CUDA 13.3 is an NVIDIA GPU computing platform update that combines a new Tile programming model in C++, compiler autotuning, and a stable CUDA Python 1.0 stack to reduce friction between Python data scientists and C++ systems engineers who build, optimize, and deploy GPU-accelerated AI applications. Instead of centering on a single flagship feature, the CUDA 13.3 release targets the slowest steps in GPU kernel programming, from low-level memory management to trial‑and‑error tuning of compiler flags. NVIDIA adds Tile programming for C++ to express high-performance GPU kernels using tile-based abstractions that remain portable across supported GPU architectures, including compute capability 9.0 GPUs. At the same time, CUDA Python 1.0 standardizes APIs and lifecycle expectations for Python developers, while the CompileIQ autotuning framework learns how to choose efficient compilation options for critical kernels without weeks of manual experiments.

Tile Programming Model Brings High-Level Abstractions to C++

Tile programming in CUDA 13.3 lets C++ developers describe GPU work in terms of tiles—structured blocks of data and computation—rather than hand-coding thread indices, synchronization, and intricate memory moves. The model “automates parallelism, memory movement, asynchrony, and other low-level details,” giving teams portable performance across NVIDIA architectures while staying within familiar C++ codebases. For enterprises that already maintain large C++ libraries for inference, simulation, or custom ops, this Tile programming model means kernel specialists can express GEMM-like patterns, attention blocks, or stencil computations with less boilerplate and fewer architecture-specific branches. NVIDIA extends CUDA Tile support to C++ so existing C++ projects can adopt tile-based GPU kernel programming without rewriting around new languages or DSLs. That reduces the cognitive load on systems engineers and shortens the path from algorithm ideas to production-quality GPU kernels.

CompileIQ Compiler Autotuning Shortens the Optimization Cycle

CompileIQ, introduced alongside the CUDA 13.3 release, uses machine learning to automate compiler autotuning for GPU kernel programming, attacking one of the most time-consuming steps in high-performance development. Traditionally, senior engineers spend weeks iterating on compiler flags and kernel parameters to squeeze out extra throughput on functions like matrix multiplication or attention. CompileIQ takes over that search process, exploring combinations of options and learning which settings match a given kernel and GPU. According to NVIDIA, the CompileIQ compiler auto-tuning framework delivers “up to a 15% speedup on critical kernels like GEMM and attention.” For AI organizations, that translates into faster model training or lower inference latency without manual tuning and reduces dependence on a small group of performance experts.
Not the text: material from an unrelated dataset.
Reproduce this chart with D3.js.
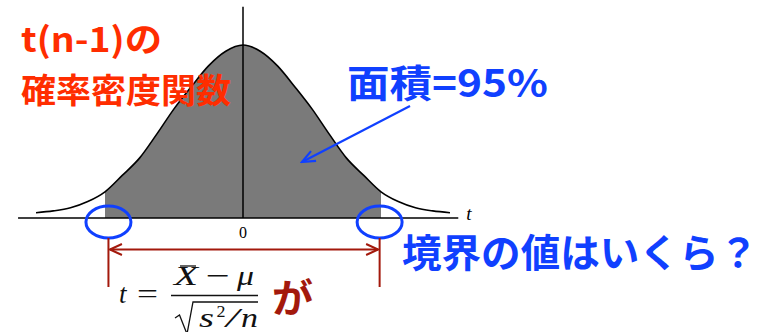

It also makes Python‑to‑C++ hand-offs less painful, since C++ teams can rely on autotuning to reach near-expert performance sooner.

CUDA Python 1.0 and Python–C++ Integration for AI Workflows

CUDA Python 1.0 solidifies the Python side of the stack, offering Pythonic access to CUDA runtime features, memory resources, and graphs through stable libraries such as cuda.core and cccl-cuda. This release commits to semantic versioning, so Python developers can depend on stable APIs between major versions and clear deprecation paths. New capabilities address production AI concerns rather than toy examples: green contexts partition SMs so latency-sensitive inference kernels run separately from long training jobs, while process checkpointing can snapshot an entire CUDA process state on Linux for fault tolerance and migration. Inter-process sharing enables multiple Python workers to map the same GPU memory without host copies, a fit for multi-process serving pipelines. Together with tile-based C++ kernels and CompileIQ autotuning, these Python updates make Python C++ integration less brittle, turning the classic “throw over the wall” hand-off into a more continuous, collaborative workflow.

Implications for Enterprise AI Teams and Fullstack Roles

CUDA 13.3 speaks directly to enterprise AI teams where Python data scientists and C++ engineers often operate in separate toolchains. Tile programming in C++ lowers the barrier for writing efficient kernels that plug into existing systems, while compiler autotuning caps the performance gap between ordinary C++ developers and seasoned GPU performance specialists. On the Python side, CUDA Python 1.0, green contexts, process checkpointing, and inter-process sharing give data scientists and ML engineers production-grade primitives without abandoning Python. NVIDIA’s updates aim to change how organizations think about fullstack GPU development: instead of a sharp divide between experimentation and systems work, Python and C++ contributors can co-own performance and reliability. As CUDA 13.3 matures, enterprises that adopt its tile programming model, compiler autotuning, and Python C++ integration features are likely to see shorter optimization cycles and less friction between teams working on the same AI workloads.